If your innerself is split between self-idealisation and shame with little internal communication, then the positive and negative fuel serve to support and vent those states of mind. Rejecting others is because of an extreme intimacy-avoidance complex, so you’re tied to a comfort zone that keeps everything all about you and you alone. You have no one to rely on but yourself, you did it all on your own with no one to help you, now you’ve gone through and achieved all this they show up and tell you what to do. etc..
If we fight the fury, and you decide flight at the moment. Do you plan malign hoover? I know the lesser may just leave biut what about mid to greater? He have created backpage post which i had never heard of. Hes pop up at local community events and disappeared.

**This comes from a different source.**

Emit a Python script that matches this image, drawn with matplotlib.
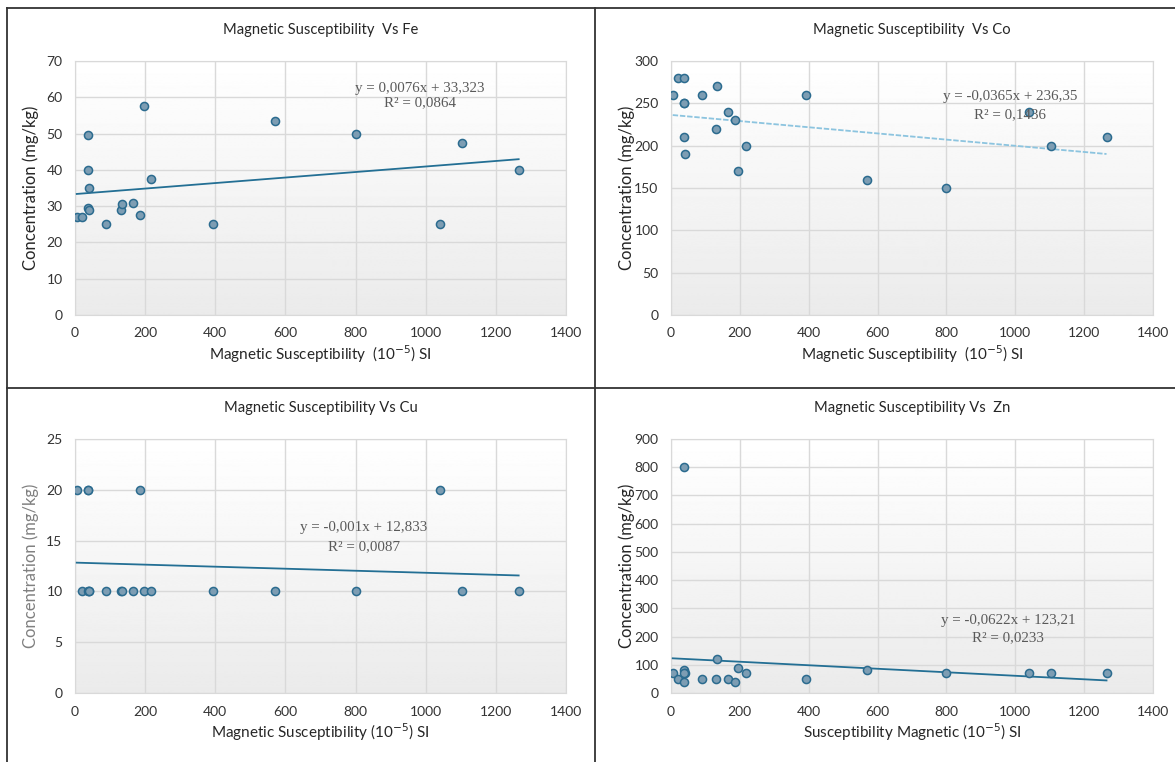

He’s reported me as a psychopath and dangerous. He’s summons the cops to my house for welfare checks. Ate these actions for fuel or revenge?
See the book Fury. That details the responses.
Despite reading this blog for a few weeks now, it was never really clear to me why I was attracting, or attracted to, one narc after the other and why some had fizzled out within months, yet others had lasted years. After reading this article it is now crystal clear……..I am handing out positive fuel without a doubt, but I am handing out negative fuel like there is no tomorrow. I always stand my ground, if there is a point to prove I will not give in gracefully…..it is not that I want or need the control of anyone or anything, but challenging someone is not something I will shirk away from, even if I am afraid, if I perceive something to be wrong. I realise now this is why the lesser and lower mid range types do not interest me and why that dynamic does not last too long, as they will withdraw from me because of my behaviour…..as I withdraw from them because of their behaviour……and due to my stubborn streak I will not come crawling back with any positive or negative fuel………I would say that the upper mid range and above would realise how far I can be pushed and would be able to manipulate my challenging behaviour and negative fuel to their full advantage. They are somehow able to pull me back in for another round or two ……again and again……. well maybe before but not anymore…….thank you HG…..I like all of your articles but that one answered questions I had not even asked………(I may have the narc types incorrect but it makes no difference….I totally understand it now.)